### Exercise directions
Locate every line in the records below that contains the word "this", and copy each one.

### Records shown
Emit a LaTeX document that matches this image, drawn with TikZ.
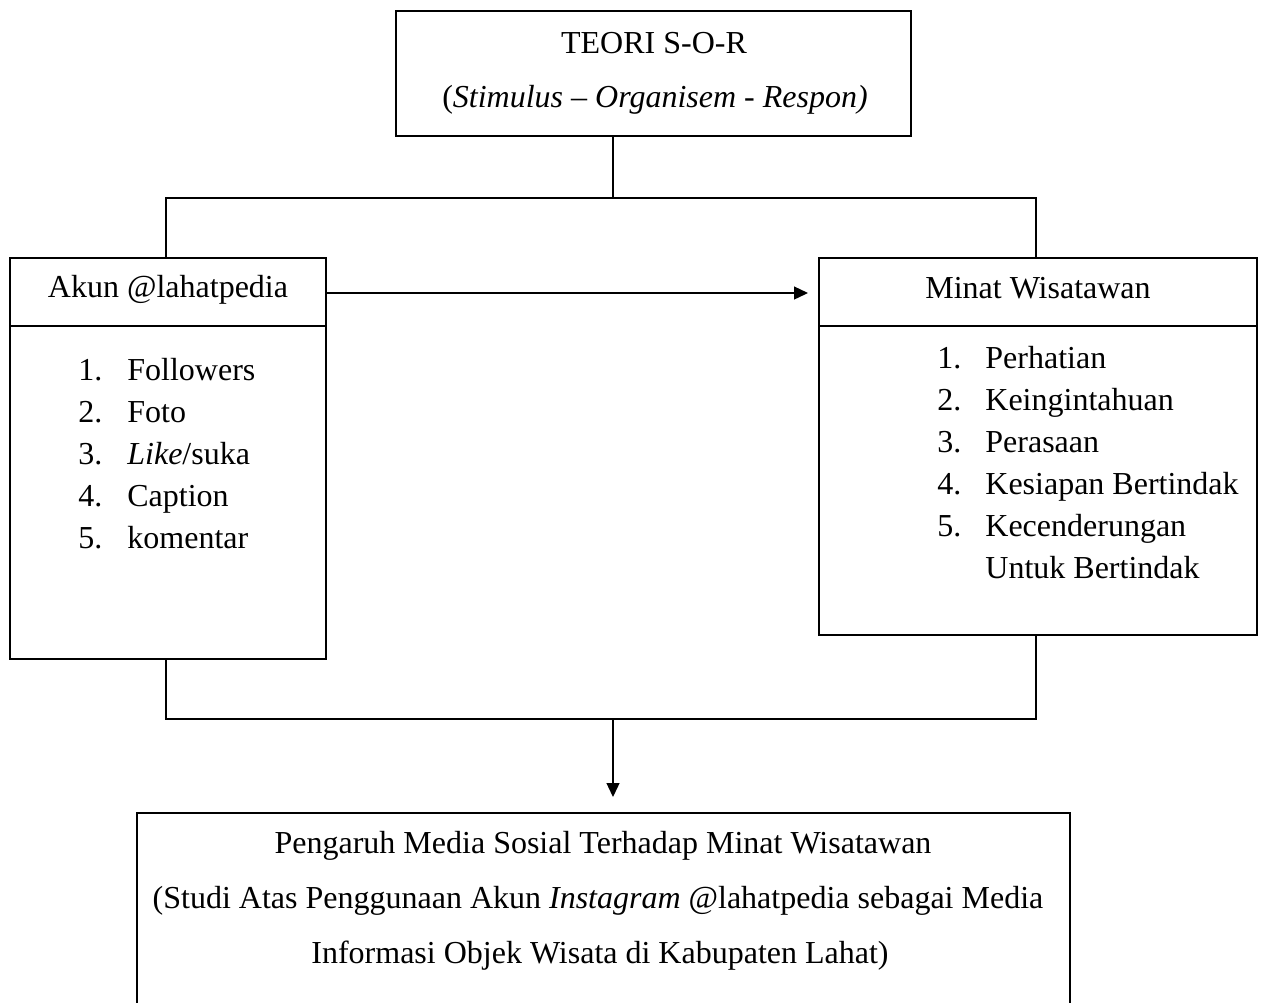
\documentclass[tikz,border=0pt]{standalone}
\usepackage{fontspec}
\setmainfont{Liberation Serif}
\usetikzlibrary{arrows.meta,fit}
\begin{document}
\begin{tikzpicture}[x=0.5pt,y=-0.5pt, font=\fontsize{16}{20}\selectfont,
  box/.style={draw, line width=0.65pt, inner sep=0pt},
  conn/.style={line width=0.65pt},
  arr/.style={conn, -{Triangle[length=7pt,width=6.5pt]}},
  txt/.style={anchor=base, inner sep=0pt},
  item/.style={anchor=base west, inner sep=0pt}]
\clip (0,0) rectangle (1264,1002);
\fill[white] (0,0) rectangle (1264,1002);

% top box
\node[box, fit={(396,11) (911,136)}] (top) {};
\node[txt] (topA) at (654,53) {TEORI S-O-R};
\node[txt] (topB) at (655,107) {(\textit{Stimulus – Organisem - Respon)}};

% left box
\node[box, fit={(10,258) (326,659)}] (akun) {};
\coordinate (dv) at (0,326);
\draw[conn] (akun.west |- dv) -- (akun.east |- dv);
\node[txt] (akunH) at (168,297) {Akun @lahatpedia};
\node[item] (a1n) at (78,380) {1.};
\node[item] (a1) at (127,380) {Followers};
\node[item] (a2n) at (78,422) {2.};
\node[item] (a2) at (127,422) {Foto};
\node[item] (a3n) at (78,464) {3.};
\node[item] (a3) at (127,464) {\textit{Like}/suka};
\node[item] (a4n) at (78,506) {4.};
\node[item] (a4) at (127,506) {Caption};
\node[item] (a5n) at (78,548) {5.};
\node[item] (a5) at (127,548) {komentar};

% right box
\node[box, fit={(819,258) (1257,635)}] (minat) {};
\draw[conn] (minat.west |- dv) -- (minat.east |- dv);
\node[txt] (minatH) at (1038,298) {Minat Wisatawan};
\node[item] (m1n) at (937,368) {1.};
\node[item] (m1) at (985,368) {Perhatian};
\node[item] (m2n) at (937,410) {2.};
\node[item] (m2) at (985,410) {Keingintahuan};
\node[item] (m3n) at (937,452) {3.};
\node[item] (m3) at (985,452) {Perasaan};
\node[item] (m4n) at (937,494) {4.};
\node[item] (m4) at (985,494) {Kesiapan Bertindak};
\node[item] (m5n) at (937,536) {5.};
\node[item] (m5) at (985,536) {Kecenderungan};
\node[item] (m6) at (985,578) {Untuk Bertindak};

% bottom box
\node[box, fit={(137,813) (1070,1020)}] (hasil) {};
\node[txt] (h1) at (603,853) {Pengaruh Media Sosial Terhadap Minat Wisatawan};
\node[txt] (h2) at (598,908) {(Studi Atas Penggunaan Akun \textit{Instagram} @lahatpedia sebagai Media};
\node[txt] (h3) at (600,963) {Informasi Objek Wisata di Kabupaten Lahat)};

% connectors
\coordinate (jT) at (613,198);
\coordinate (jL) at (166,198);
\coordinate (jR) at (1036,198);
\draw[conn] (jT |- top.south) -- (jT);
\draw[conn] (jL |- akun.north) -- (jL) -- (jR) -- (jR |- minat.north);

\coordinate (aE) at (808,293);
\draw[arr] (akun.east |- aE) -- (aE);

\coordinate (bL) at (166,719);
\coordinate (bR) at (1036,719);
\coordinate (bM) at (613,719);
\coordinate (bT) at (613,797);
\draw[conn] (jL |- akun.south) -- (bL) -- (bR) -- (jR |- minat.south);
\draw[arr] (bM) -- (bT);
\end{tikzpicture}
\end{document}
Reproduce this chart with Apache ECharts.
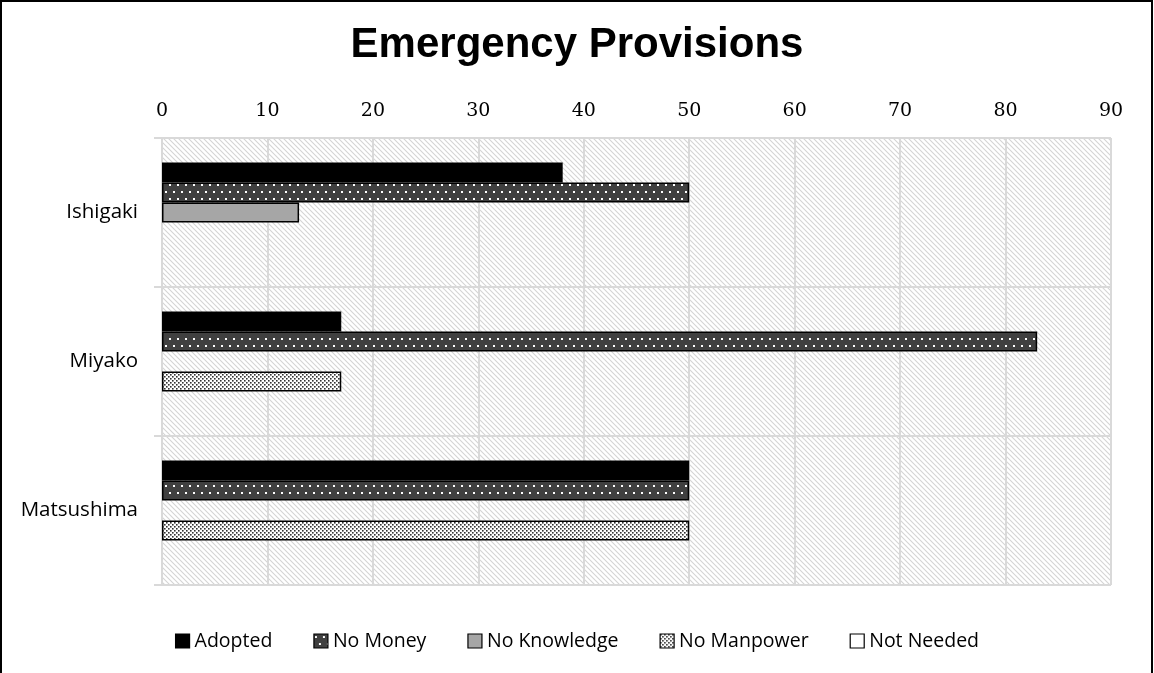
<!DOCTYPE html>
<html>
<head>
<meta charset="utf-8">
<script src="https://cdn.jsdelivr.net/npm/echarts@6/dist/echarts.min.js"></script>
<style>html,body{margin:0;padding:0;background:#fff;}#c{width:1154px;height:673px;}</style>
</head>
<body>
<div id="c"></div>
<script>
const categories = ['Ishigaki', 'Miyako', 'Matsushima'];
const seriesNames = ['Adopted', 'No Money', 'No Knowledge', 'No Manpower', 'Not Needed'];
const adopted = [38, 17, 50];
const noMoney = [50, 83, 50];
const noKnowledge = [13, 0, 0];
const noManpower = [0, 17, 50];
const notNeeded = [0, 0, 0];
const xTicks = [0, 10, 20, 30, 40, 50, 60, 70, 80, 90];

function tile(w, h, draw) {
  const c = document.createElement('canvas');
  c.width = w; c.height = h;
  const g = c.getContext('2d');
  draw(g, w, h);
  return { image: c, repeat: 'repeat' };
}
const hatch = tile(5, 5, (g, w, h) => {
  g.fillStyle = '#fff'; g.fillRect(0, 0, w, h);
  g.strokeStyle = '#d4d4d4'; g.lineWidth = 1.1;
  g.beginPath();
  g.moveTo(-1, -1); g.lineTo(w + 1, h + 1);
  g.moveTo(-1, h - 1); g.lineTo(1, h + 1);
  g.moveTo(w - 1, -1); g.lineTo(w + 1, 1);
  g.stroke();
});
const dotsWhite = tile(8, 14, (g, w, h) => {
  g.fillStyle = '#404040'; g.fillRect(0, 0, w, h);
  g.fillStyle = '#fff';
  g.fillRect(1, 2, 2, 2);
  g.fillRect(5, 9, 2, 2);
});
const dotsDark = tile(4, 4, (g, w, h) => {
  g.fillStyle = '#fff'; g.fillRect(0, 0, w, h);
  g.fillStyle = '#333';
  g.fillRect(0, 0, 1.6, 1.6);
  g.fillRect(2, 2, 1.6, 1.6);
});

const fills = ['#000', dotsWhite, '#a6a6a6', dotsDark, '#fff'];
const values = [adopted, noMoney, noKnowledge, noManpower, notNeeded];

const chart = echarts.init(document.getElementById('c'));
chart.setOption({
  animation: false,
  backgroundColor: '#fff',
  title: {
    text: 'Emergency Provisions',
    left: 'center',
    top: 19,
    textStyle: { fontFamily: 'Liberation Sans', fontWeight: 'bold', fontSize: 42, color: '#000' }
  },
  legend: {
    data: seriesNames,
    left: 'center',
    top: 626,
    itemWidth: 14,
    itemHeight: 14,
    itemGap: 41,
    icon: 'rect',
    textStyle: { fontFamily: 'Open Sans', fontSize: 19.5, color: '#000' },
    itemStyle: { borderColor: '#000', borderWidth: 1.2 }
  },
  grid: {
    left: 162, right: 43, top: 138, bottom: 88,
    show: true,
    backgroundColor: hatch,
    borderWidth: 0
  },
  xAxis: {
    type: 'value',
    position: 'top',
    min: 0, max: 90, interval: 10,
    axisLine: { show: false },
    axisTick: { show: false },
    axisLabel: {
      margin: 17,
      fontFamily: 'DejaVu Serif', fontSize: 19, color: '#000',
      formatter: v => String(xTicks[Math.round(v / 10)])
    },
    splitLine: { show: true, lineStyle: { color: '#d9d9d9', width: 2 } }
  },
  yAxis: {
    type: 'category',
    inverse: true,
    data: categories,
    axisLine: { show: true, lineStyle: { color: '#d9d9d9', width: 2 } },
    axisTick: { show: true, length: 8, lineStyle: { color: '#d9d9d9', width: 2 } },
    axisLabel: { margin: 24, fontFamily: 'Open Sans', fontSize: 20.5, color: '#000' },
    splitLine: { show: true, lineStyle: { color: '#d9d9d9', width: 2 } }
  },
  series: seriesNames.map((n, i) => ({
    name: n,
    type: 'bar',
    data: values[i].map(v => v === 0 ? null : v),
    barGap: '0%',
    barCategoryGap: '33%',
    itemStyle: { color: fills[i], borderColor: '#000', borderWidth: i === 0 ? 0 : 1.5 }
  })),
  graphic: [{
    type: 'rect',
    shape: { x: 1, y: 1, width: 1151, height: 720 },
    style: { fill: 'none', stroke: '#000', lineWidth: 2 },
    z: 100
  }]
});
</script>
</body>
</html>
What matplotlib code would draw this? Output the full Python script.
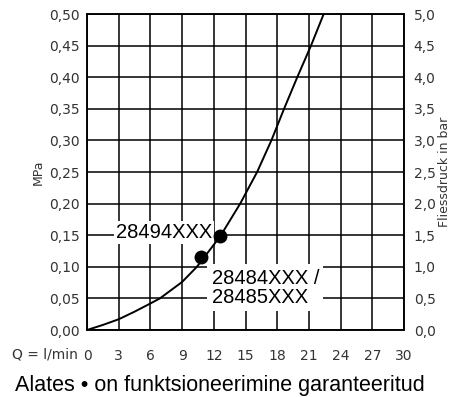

### Output
Emit a LaTeX document that matches this image, drawn with TikZ.
Reproduce this chart with Apache ECharts.
What matplotlib code would draw this? Output the full Python script.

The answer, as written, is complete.